Shakespeare and the Politics of Nostalgia by Yuichi Tsukada;
Author:Yuichi Tsukada;
Language: eng
Format: epub
Publisher: Bloomsbury UK
The warlike patron and her heroic soldier
Throughout the play, Coriolanus is compared to mythical heroes, to Hercules and to the war god Mars – the most revered war god in ancient Rome – from whom he takes his second name Martius.13 Coriolanus amply demonstrates his martial excellence in his conquest of Corioles, a victory from which he earns his surname; when he triumphantly returns to Rome, he is hailed as a demigod and the nobles bend their knees ‘as to Jove’s statue’ (2.1.260). When he joins the Volscians, Rome’s militant rival tribe, after his banishment from Rome, the Volscian senators ‘stand bald before him’ (4.5.197) and deify him ‘as if he were son and heir to Mars’ (4.5.194–95). Their soldiers idolize Coriolanus, substituting his name for that of their god in their prayers (‘Your soldiers use him as the grace fore meat, / Their talk at table and their thanks at end’ [4.7.3–4]), and Cominius also reports that Coriolanus ‘is their god. He leads them like a thing / Made by some other deity than nature / That shapes man better’ (4.6.91–93). As Menenius puts it, Coriolanus ‘wants nothing of a god but eternity and a heaven to throne in’ (5.4.23–24).
Shakespeare’s representation of Coriolanus as a war god has an important Jacobean significance. As will be discussed later in this chapter, the deification of Coriolanus, for example, echoes the glorification of Essex, who was similarly praised for his warlike spirit and hailed as ‘braue Mars of men’ in Jacobean discourse.14 Shakespeare’s representation of the heroic conqueror is not only comparable to the way in which Essex was commemorated at this time but also to the representation of Prince Henry, as he was also frequently compared to a war god.15 For the celebration of Prince Henry’s investiture in 1610, for example, Ben Jonson composed Prince Henry’s Barriers, in which the Lady of the Lake praises Prince Henry as Mars (‘Does he not sit like Mars, or one that had / The better of him, in his armour clad?’), aligning Prince Henry with Elizabethan militant heroes.16 Thus, in the local contexts of 1608–9, Coriolanus can be linked to the glorification of heroic militarism in Jacobean England.

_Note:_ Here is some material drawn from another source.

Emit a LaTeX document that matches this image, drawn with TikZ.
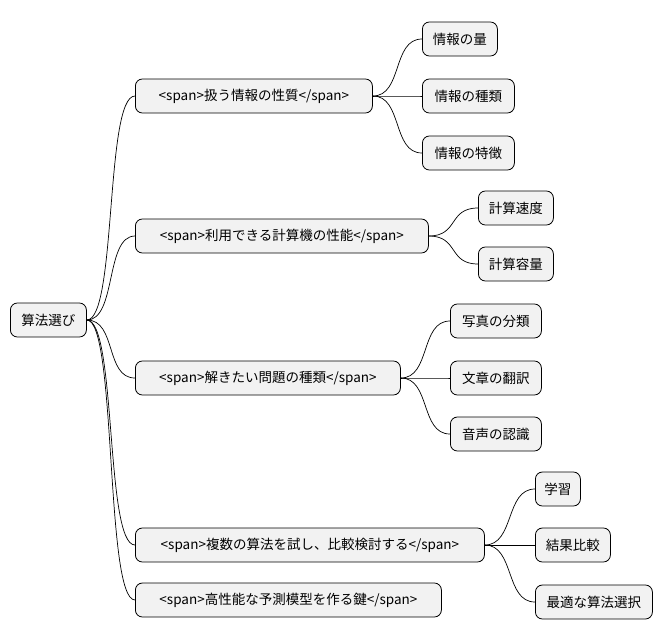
\documentclass[tikz,border=0pt]{standalone}
\usepackage{fontspec}
\setmainfont{Noto Sans CJK JP}
\begin{document}
\begin{tikzpicture}[x=1pt,y=-1pt,
    box/.style={draw, rounded corners=7pt, fill=gray!10, line width=0.8pt,
      minimum height=34pt, inner xsep=9pt, anchor=west, font=\fontsize{13.5}{15}\selectfont},
    link/.style={line width=0.7pt}]
  \useasboundingbox (0,0) rectangle (663,640);

  \node[box, minimum width=76pt] (root) at (10,320) {算法選び};

  \node[box, minimum width=237pt] (prop) at (135,96) {<span>扱う情報の性質</span>};
  \node[box, minimum width=293pt] (perf) at (135,236) {<span>利用できる計算機の性能</span>};
  \node[box, minimum width=265pt] (kind) at (135,378) {<span>解きたい問題の種類</span>};
  \node[box, minimum width=349pt] (cmp) at (135,545) {<span>複数の算法を試し、比較検討する</span>};
  \node[box, minimum width=306pt] (key) at (135,600) {<span>高性能な予測模型を作る鍵</span>};

  \node[box, minimum width=75pt] (amt) at (422,39) {情報の量};
  \node[box, minimum width=92pt] (typ) at (422,96) {情報の種類};
  \node[box, minimum width=92pt] (feat) at (422,153) {情報の特徴};
  \node[box, minimum width=75pt] (speed) at (478,208) {計算速度};
  \node[box, minimum width=75pt] (cap) at (478,264) {計算容量};
  \node[box, minimum width=91pt] (photo) at (450,321) {写真の分類};
  \node[box, minimum width=91pt] (text) at (450,378) {文章の翻訳};
  \node[box, minimum width=91pt] (voice) at (450,434) {音声の認識};
  \node[box, minimum width=45pt] (learn) at (535,489) {学習};
  \node[box, minimum width=75pt] (res) at (535,545) {結果比較};
  \node[box, minimum width=117pt] (best) at (535,602) {最適な算法選択};

  % connectors
  \foreach \c in {prop,perf,kind,cmp,key}
    \draw[link] (root.east) .. controls +(30,0) and +(-30,0) .. (\c.west);
  \foreach \c in {amt,typ,feat}
    \draw[link] (prop.east) .. controls +(30,0) and +(-30,0) .. (\c.west);
  \foreach \c in {speed,cap}
    \draw[link] (perf.east) .. controls +(30,0) and +(-30,0) .. (\c.west);
  \foreach \c in {photo,text,voice}
    \draw[link] (kind.east) .. controls +(30,0) and +(-30,0) .. (\c.west);
  \foreach \c in {learn,res,best}
    \draw[link] (cmp.east) .. controls +(30,0) and +(-30,0) .. (\c.west);
\end{tikzpicture}
\end{document}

The Jacobean significance of Shakespeare’s representation of Volumnia, on the other hand, has not attracted much critical attention, despite the fact that Shakespeare invested great interest in developing her character. Both in Plutarch’s Lives and Livy’s The Romane Historie (translated by Philemon Holland and published in 1600) – Shakespeare’s historical sources – Volumnia features only towards the ends of their accounts: that is, when she is sent to persuade Coriolanus not to attack Rome.17 By contrast, Shakespeare gives his Volumnia a prominent role from the start of the play, representing her as a belligerent, domineering mother who sends her son to the battlefield without hesitation and rejoices when he comes home wounded. Shakespeare’s Volumnia proudly announces that it is her encouragement which has made Coriolanus a successful soldier and that she is the source of his valour: ‘Thy valiantness was mine, thou suck’st it from me’ (3.